In some sense, this is not fundamentally different from the original apporach: instead of a single growing data.frame
, we have a growing list of data.table
s. If I know how many times I’ll be calling bootstrap
in advance, I can pre-allocate the memory by starting with an empty list of whatever the appropriate length. The foreach
part will then be rewritten to assign bootstrap
outputs into that list.
I was not sure if the list size can be determined beforehand for the given problem. Even if I could be certain on that point, not being familiar with using foreach
, I did not know how to use the empty list apporach without losing %dopar%
parallelization or resorting to a complete alternative to foreach
.
Code
Here is the full code for both the original and the optimized versions:
# original
foreach(
g = tbl_strata[, group],
l = tbl_strata[, location],
.combine = "rbind",
.packages = c("data.table", "dplyr")
) %dopar% {
bootstrap(tbl_count, g, l)
}
# optimized
rbindlist(
foreach(
g = tbl_strata[, group],
l = tbl_strata[, location],
.combine = "c",
.final = rbindlist,
.packages = c("data.table")
) %dopar% {
bootstrap(tbl_count, g, l)
}
)
Testing my solution
Since the real data in John’s project contains somewhat sensitive information, I could not directly profile and test my refactored code against the original.

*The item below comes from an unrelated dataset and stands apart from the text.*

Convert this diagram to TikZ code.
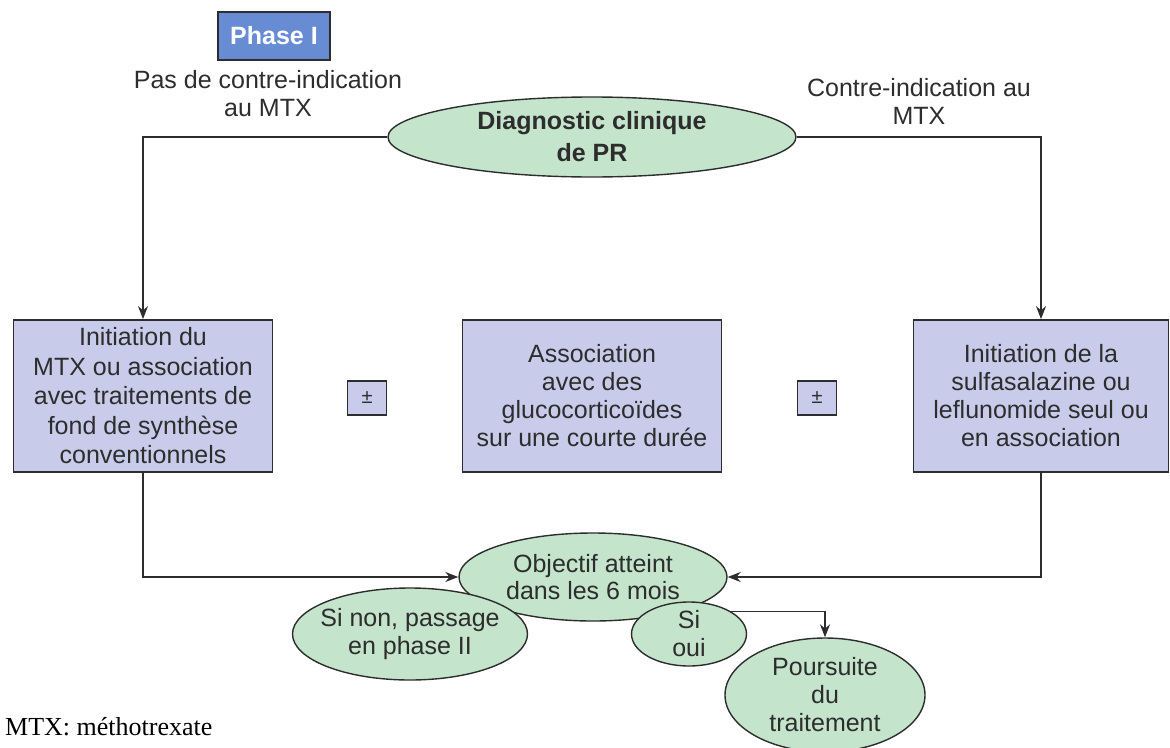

However, I am free to cook up some fake data simulation!
# global ----
SIZE = 1e3
# generate fake data ----
fake_count <- data.table(
group = sample.int(100, SIZE, replace = TRUE),
location = sample.int(500, SIZE, replace = TRUE),
value = sample.int(1000, SIZE, replace = TRUE)
)
fake_strata <- data.table(
group = sample.int(100, SIZE, replace = TRUE),
location = sample.int(500, SIZE, replace = TRUE)
)
These fake datasets are notably smaller than the original—only 1K rows per table. Using object.size
, I see that fake_count
is about 13 Kb and fake_strata
is about 9 Kb. They are also a lot simpler—all three variables are simple integers whereas the original data had some slightly more complicated string values. Regardless, it would be mostly unnecessary to use the full data for benchmarking anyway for comparison’s sake.
So, here it goes:
# setup ----
library(data.table)
library(doParallel)
library(dplyr)
library(foreach)
library(microbenchmark)
registerDoParallel(cores = detectCores())
set.seed(1234)
# global ----
SIZE = 1e3
# generate fake data ----
fake_count <- data.table(
group = sample.int(100, SIZE, replace = TRUE),
location = sample.int(500, SIZE, replace = TRUE),
value = sample.int(1000, SIZE, replace = TRUE)
)
fake_strata <- data.table(
group = sample.int(100, SIZE, replace = TRUE),
location = sample.int(500, SIZE, replace = TRUE)
)
setkey(fake_count, group, location)
setkey(fake_strata, group, location)
# define bootstrap functions ----
bootstrap_original <- function(tbl_count, group, location) {
if(is.na(tbl_count[.(group, location), value])) return()
sample_n(
tbl_count[.(group, location)],
1,
replace = TRUE,
weight = tbl_count[.(group, location), value]
)
}
bootstrap_optimized <- function(tbl_count, group, location) {
x <- tbl_count[.(group, location)]
p <- x[, value]
if (!is.na(p)) list(x[sample.int(.N, 1, replace = TRUE, prob = p)])
}
# run benchmark ----
microbenchmark(
original = foreach(
group = fake_strata[, group],
location = fake_strata[, location],
.combine = 'rbind',
.packages = c('dplyr', 'data.table')
) %dopar% {
bootstrap_original(fake_count, group, location)
},
optimized = foreach(
group = fake_strata[, group],
location = fake_strata[, location],
.combine = 'c',
.final = rbindlist,
.packages = 'data.table'
) %dopar% {
bootstrap_optimized(fake_count, group, location)
},
times = 10L
)
I’ve also tried inputs of varying sizes to see if they scale differently. So, the results are as follows:
Rows | Size (count) | Size (strata) | Min. | Median | Mean | Max. |
---|---|---|---|---|---|---|
1K | ~13 Kb | ~9 Kb | 0.60 | 0.60 | 0.60 | 0.61 |
2K | ~25 Kb | ~17 Kb | 0.60 | 0.60 | 0.57 | 0.51 |
4K | ~49 Kb | ~33 Kb | 0.59 | 0.58 | 0.56 | 0.47 |
8K | ~96 Mb | ~64 Kb | 0.56 | 0.55 | 0.55 | 0.57 |
The benchmark columns in the table are on a relative scale where, for instance, 0.60 indicates that the optimized code took about 60% the time the original code did.
I could not try any larger inputs on my modestly equipped machine (Intel i5-6200U dual-core CPU and 8GB RAM) on a reasonable time frame. Benchmarking for 8K rows was already taking several minutes, which is much longer than what I’d normally allow for quick experimentation.
Nonetheless, if I am to extrapolate what I see in that table, it seems that the optimized code performs slightly better at scale, potentially leading to a even greater performance gain for the original problem with gigabytes of data.
Epilogue
A few days after I shared my suggestion, I heard back from John that he saw a decent performance gain from these changes in addition to some more optimization efforts of his own including switching to the Microsoft R distribution. Amazing!